College and University Students

Don't Want to Harm Animals in Your Education?
You Don't Have To.

Every year, millions of animals are dissected or killed in schools and universities on various grade levels. Cats, frogs, fetal pigs, grasshoppers, mink, earthworms, rats, mice, dogs, pigeons, and turtles are just some of the several species used. While most animals are purchased as dead specimens, many are subjected to painful and lethal procedures while still alive.

Over the past several decades, educators have increasingly begun to question the value of this use of animals. Now teachers and professors recognize that students can learn equally as well through the use of modern technology. There is also an important lesson taught when not using real animals; students learn to respect living beings and begin to appreciate and understand the role of animals in nature. This is fundamental to biology, the study of life.

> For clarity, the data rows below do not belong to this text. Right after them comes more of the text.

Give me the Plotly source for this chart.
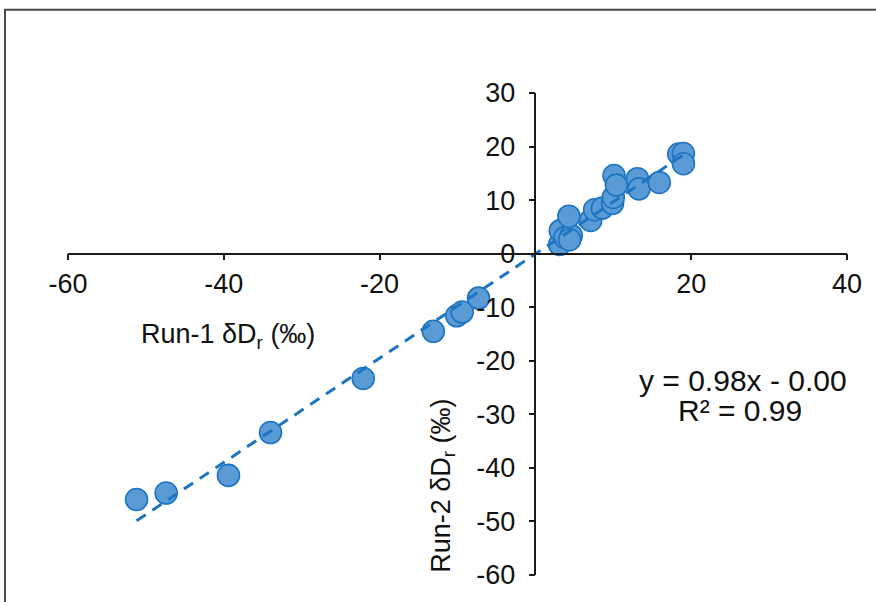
import numpy as np
import plotly.graph_objects as go

# Run-1 vs Run-2 δDr values (‰)
run1 = [-51.2, -47.4, -39.4, -34.0, -22.1, -13.1, -10.1, -9.4, -7.3,
        3.1, 3.2, 3.8, 4.6, 4.4, 4.3, 7.1, 7.6, 8.6, 9.9, 10.0, 10.1, 10.4,
        13.1, 13.3, 15.9, 18.4, 19.0, 19.0]
run2 = [-45.9, -44.7, -41.4, -33.4, -23.3, -14.5, -11.6, -10.9, -8.3,
        1.7, 4.3, 3.0, 3.4, 2.6, 7.0, 6.2, 8.2, 8.5, 9.4, 10.5, 14.6, 12.8,
        14.0, 12.1, 13.3, 18.6, 18.7, 16.8]

x_ticks = [-60, -40, -20, 20, 40]
y_ticks = [-60, -50, -40, -30, -20, -10, 0, 10, 20, 30]
eq_text = "y = 0.98x - 0.00"
r2_text = "R² = 0.99"
x_title = "Run-1 δD<sub>r</sub> (‰)"
y_title = "Run-2 δD<sub>r</sub> (‰)"

slope, intercept = np.polyfit(run1, run2, 1)
tx = np.array([min(run1), max(run1)])
ty = slope * tx + intercept

FONT = "Liberation Sans, Arial, sans-serif"
AX = "#1a1a1a"
TXT = "#111"
FS = 27

fig = go.Figure()
fig.add_trace(go.Scatter(
    x=run1, y=run2, mode="markers",
    marker=dict(size=22, color="#5B9BD5", line=dict(color="#1C74C2", width=1.6)),
    showlegend=False, hoverinfo="skip"))
fig.add_trace(go.Scatter(
    x=tx, y=ty, mode="lines",
    line=dict(color="#1C74C2", width=3, dash="11px,8px"),
    showlegend=False, hoverinfo="skip"))

L, R, T, B = 68, 29, 93, 17
W, H = 876, 602
pw, ph = W - L - R, H - T - B

fig.update_layout(
    width=W, height=H,
    margin=dict(l=L, r=R, t=T, b=B),
    paper_bgcolor="white", plot_bgcolor="white",
    font=dict(family=FONT, size=FS, color=TXT),
    hovermode=False,
    xaxis=dict(range=[-60, 40], tickvals=x_ticks, ticktext=[str(v) for v in x_ticks],
               showgrid=False, zeroline=False, showline=True, linecolor=AX, linewidth=1.5,
               ticks="outside", ticklen=6, tickwidth=1.5, tickcolor=AX,
               anchor="free", position=60 / 90, tickfont=dict(size=FS, family=FONT, color=TXT)),
    yaxis=dict(range=[-60, 30], tickvals=y_ticks, ticktext=[str(v) for v in y_ticks],
               showgrid=False, zeroline=False, showline=True, linecolor=AX, linewidth=1.5,
               ticks="outside", ticklen=6, tickwidth=1.5, tickcolor=AX, ticklabelstandoff=8,
               anchor="free", position=60 / 100, tickfont=dict(size=FS, family=FONT, color=TXT)),
    annotations=[
        dict(x=-39.4, y=-15.3, xref="x", yref="y", text=x_title, showarrow=False,
             font=dict(size=FS, family=FONT, color=TXT)),
        dict(x=-11.9, y=-43.4, xref="x", yref="y", text=y_title, showarrow=False,
             textangle=-90, font=dict(size=FS, family=FONT, color=TXT)),
        dict(x=26.6, y=-23.6, xref="x", yref="y", text=eq_text, showarrow=False,
             font=dict(size=30, family=FONT, color=TXT)),
        dict(x=26.3, y=-29.3, xref="x", yref="y", text=r2_text, showarrow=False,
             font=dict(size=30, family=FONT, color=TXT)),
    ],
    shapes=[dict(type="rect", xref="paper", yref="paper",
                 x0=(5 - L) / pw, x1=1.5, y0=-0.5, y1=(H - B - 8) / ph,
                 line=dict(color="#4a4a4a", width=2), fillcolor="rgba(0,0,0,0)", layer="below")],
)

fig.write_html("out.html", config={"displayModeBar": False})
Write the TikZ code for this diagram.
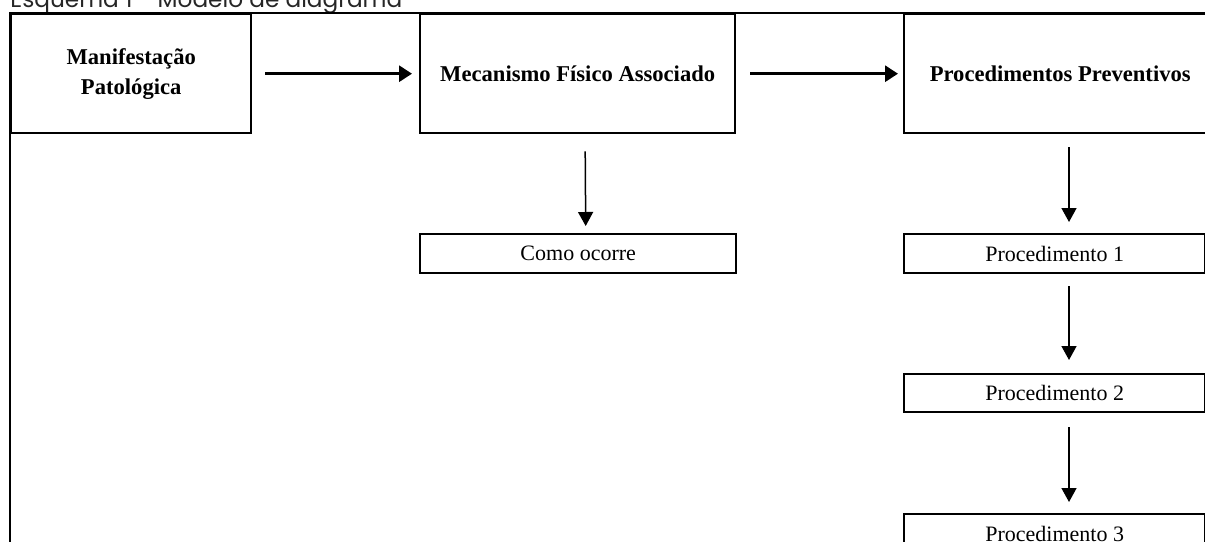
\documentclass[tikz,border=0pt]{standalone}
\usepackage{fontspec}
\setmainfont{Liberation Serif}
\newfontfamily\capfont{Poppins}
\usetikzlibrary{arrows.meta}
\tikzstyle{Frame}=[line width=1.3pt]
\tikzstyle{Box}=[draw,line width=1.2pt,inner sep=0pt,anchor=north west,
minimum height=59.5pt,align=center,font=\fontsize{11.3}{15}\selectfont\bfseries]
\tikzstyle{SmallBox}=[draw,line width=1.2pt,inner sep=0pt,anchor=north west,
minimum height=19.5pt,font=\fontsize{11}{13}\selectfont]
\tikzstyle{Edge}=[line width=.75pt,-{Triangle[width=7.5pt,length=7pt]}]
\tikzstyle{EdgeH}=[line width=1.5pt,-{Triangle[width=8pt,length=6.5pt]}]
\tikzstyle{Caption}=[inner sep=0pt,anchor=base west,text=black!85,
font=\capfont\fontsize{11.6}{13}\selectfont]

\begin{document}
\begin{tikzpicture}[x=.5pt,y=-.5pt]
            \useasboundingbox(0,0)rectangle(1205,541);
            \clip(0,0)rectangle(1205,541);
            \node[Caption](cap)at(10,7){Esquema 1 - Modelo de diagrama};
            \draw[Frame](10,545)|-(1215,13);
            %
            \node[Box,minimum width=120pt](mani)at(10,13)
                {Manifestação\\Patológica};
            \node[Box,minimum width=157.5pt](meca)at(419,13)
                {Mecanismo Físico Associado};
            \node[Box,minimum width=156pt](prev)at(903,13)
                {Procedimentos Preventivos};
            \node[SmallBox,minimum width=158pt](como)at(419,233)
                {Como ocorre};
            \node[SmallBox,minimum width=150.5pt](p1)at(903,233)
                {Procedimento 1};
            \node[SmallBox,minimum width=150.5pt,minimum height=19pt](p2)
                at(903,373){Procedimento 2};
            \node[SmallBox,minimum width=150.5pt](p3)at(903,513)
                {Procedimento 3};
            %
            \draw[EdgeH,shorten <=6.5pt,shorten >=3.5pt](mani)--(meca);
            \draw[EdgeH,shorten <=7pt,shorten >=2.5pt](meca)--(prev);
            \draw[Edge]([xshift=3.75pt,yshift=-8.5pt]meca.south)
                --([xshift=3.75pt,yshift=3.5pt]como.north);
            \draw[Edge]([xshift=83pt,yshift=-6.5pt]prev.south west)
                --([xshift=83pt,yshift=5.5pt]p1.north west);
            \draw[Edge]([xshift=83pt,yshift=-6pt]p1.south west)
                --([xshift=83pt,yshift=6.5pt]p2.north west);
            \draw[Edge]([xshift=83pt,yshift=-7pt]p2.south west)
                --([xshift=83pt,yshift=5.5pt]p3.north west);
        \end{tikzpicture}
\end{document}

Students, ranging from elementary school to college, commonly dissect dead animals to learn about anatomy. In other cases, teachers, who most likely have no veterinary or animal care training will kill animals after demonstrating their physiological functions. 'Pithing,' for example, involves the insertion of a sharp object into an animal's skull and moving it around vigorously to 'scramble' the brain. This is a common practice for rendering frogs and turtles 'brain-dead' for physiology experiments. In other cases, animals are anaesthetized and some organs are removed while they are still alive. The animals are euthanized at the end of the lab. Other 'life' sciences area of study that use animals in laboratory exercises include psychology, behavior, nutrition, and genetics.